CAFO’s Next Hurdle: Fine Particles
The EPA’s new fine particle standards will pose a major issue for agricultural operations unless someone gets in there (Congress) and grants them an exception. Final Rule - Regulatory Text (PDF) The new rules reduce the acceptable emission rate of fine particles (those less than 2.5 microns in size) from 65 per cubic meter of air to 35. There is also a second annual limit, 15 particles per cubic meter of air on average over a year’s worth of sampling.
The main focus of this rule was mobile sources (diesel trucks) and power plant smoke stacks (point source discharge). However, studies have shown that Ammonia discharges from CAFO’s would qualify as fine particles, and as livestock produces 50% of US ammonia emissions, the new rules should impact large scale producers.
The trouble with fine particles is that we humans cannot filter them out of our lungs, so once the get in, they have a tendency to stay there, and they are linked to heart and lung disease.
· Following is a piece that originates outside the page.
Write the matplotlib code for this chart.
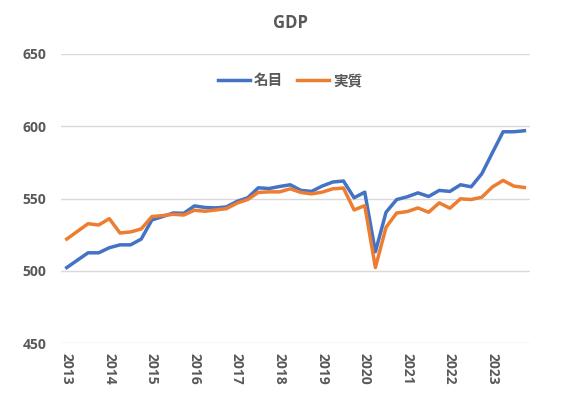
import numpy as np
import matplotlib
matplotlib.use("Agg")
import matplotlib.pyplot as plt

plt.rcParams['font.family'] = ['Open Sans', 'Noto Sans CJK JP', 'DejaVu Sans']

# quarterly, 2013Q1 .. 2023Q4 (trillion yen)
years = list(range(2013, 2024))
quarters = [f"{y}Q{q}" for y in years for q in range(1, 5)]

nominal = [502.3, 507.4, 512.5, 512.5, 516.0, 518.0, 518.0, 522.0,
           535.2, 537.5, 540.0, 539.8, 544.9, 543.8, 543.5, 544.2,
           548.0, 550.5, 557.4, 556.9, 558.3, 559.5, 555.6, 554.9,
           558.6, 561.4, 562.1, 550.5, 554.4, 513.2, 540.5, 549.3,
           551.2, 553.9, 551.4, 555.6, 554.9, 559.5, 558.1, 567.1,
           581.7, 596.1, 596.1, 596.8]
real = [522.0, 527.3, 532.6, 531.7, 536.1, 526.2, 526.9, 529.0,
        537.5, 538.2, 539.1, 538.6, 541.9, 541.2, 542.1, 543.0,
        546.8, 549.3, 554.2, 554.6, 554.6, 556.7, 554.2, 553.2,
        554.4, 556.7, 557.2, 542.1, 545.1, 502.3, 530.1, 540.0,
        541.0, 543.5, 540.5, 547.0, 543.3, 549.8, 549.3, 550.9,
        558.0, 562.5, 558.6, 557.6]

text_color = '#595959'

fig = plt.figure(figsize=(5.64, 4.07), dpi=100)
ax = fig.add_axes([0.1089, 0.1565, 0.8303, 0.7115])

x = np.arange(len(quarters))
ax.plot(x, nominal, color='#4472C4', lw=2.5, label='名目', solid_joinstyle='round')
ax.plot(x, real, color='#ED7D31', lw=2.5, label='実質', solid_joinstyle='round')

ax.set_xlim(-0.5, len(quarters) - 0.5)
ax.set_ylim(450, 650)
ax.set_yticks([450, 500, 550, 600, 650])
ax.set_xticks(x[::4])
ax.set_xticklabels([str(y) for y in years], rotation=270, va='top', ha='center')

for s in ax.spines.values():
    s.set_visible(False)
ax.grid(axis='y', color='#D9D9D9', lw=1)
ax.set_axisbelow(True)
ax.tick_params(length=0, labelsize=10, labelcolor=text_color)
ax.tick_params(axis='y', pad=11)
ax.tick_params(axis='x', pad=7)
for lab in ax.get_xticklabels() + ax.get_yticklabels():
    lab.set_fontweight('bold')

fig.text(290 / 564, 1 - 23 / 407, 'GDP', ha='center', va='center',
         fontsize=12, fontweight='bold', color=text_color)

leg = ax.legend(loc='center', bbox_to_anchor=(290 / 564, 1 - 81 / 407),
                bbox_transform=fig.transFigure, ncol=2, frameon=False,
                handlelength=2.2, handletextpad=0.25, columnspacing=1.0,
                prop={'size': 10.5, 'weight': 'bold'})
for t in leg.get_texts():
    t.set_color(text_color)

fig.savefig('out.png', dpi=100)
PM2.5 particles, often a combination of gas from chemical reactions and invisible droplets of moisture, are linked to heart and lung disease. EPA data say there’s some connection to lung cancer and to chronic respiratory disease in children.
Link.
States have until 2007 to identify which areas are in compliance with the new standards and which appear to be in violation. EPA enforcement would commence in 2010.
But when farmers feel the pinch, Congress is typically at the ready with relief:
One highly visible farmer, Sen. Chuck Grassley, R-Iowa, said top EPA officials remain in the dark about realities of farming and dust. Days after the EPA issued its final rule, Grassley sent a letter to EPA Administrator Steven Johnson inviting him to come to Iowa this month "while I am harvesting my crop with our combine."
Grassley said he wants Johnson to personally show him "how a farmer is to contain dust … while combining."
The senator is concerned over the enforcement of the large particle rules on farming operations, dust and litter, but I imagine there are lots of concerns over fine particles over in the CAFO industry.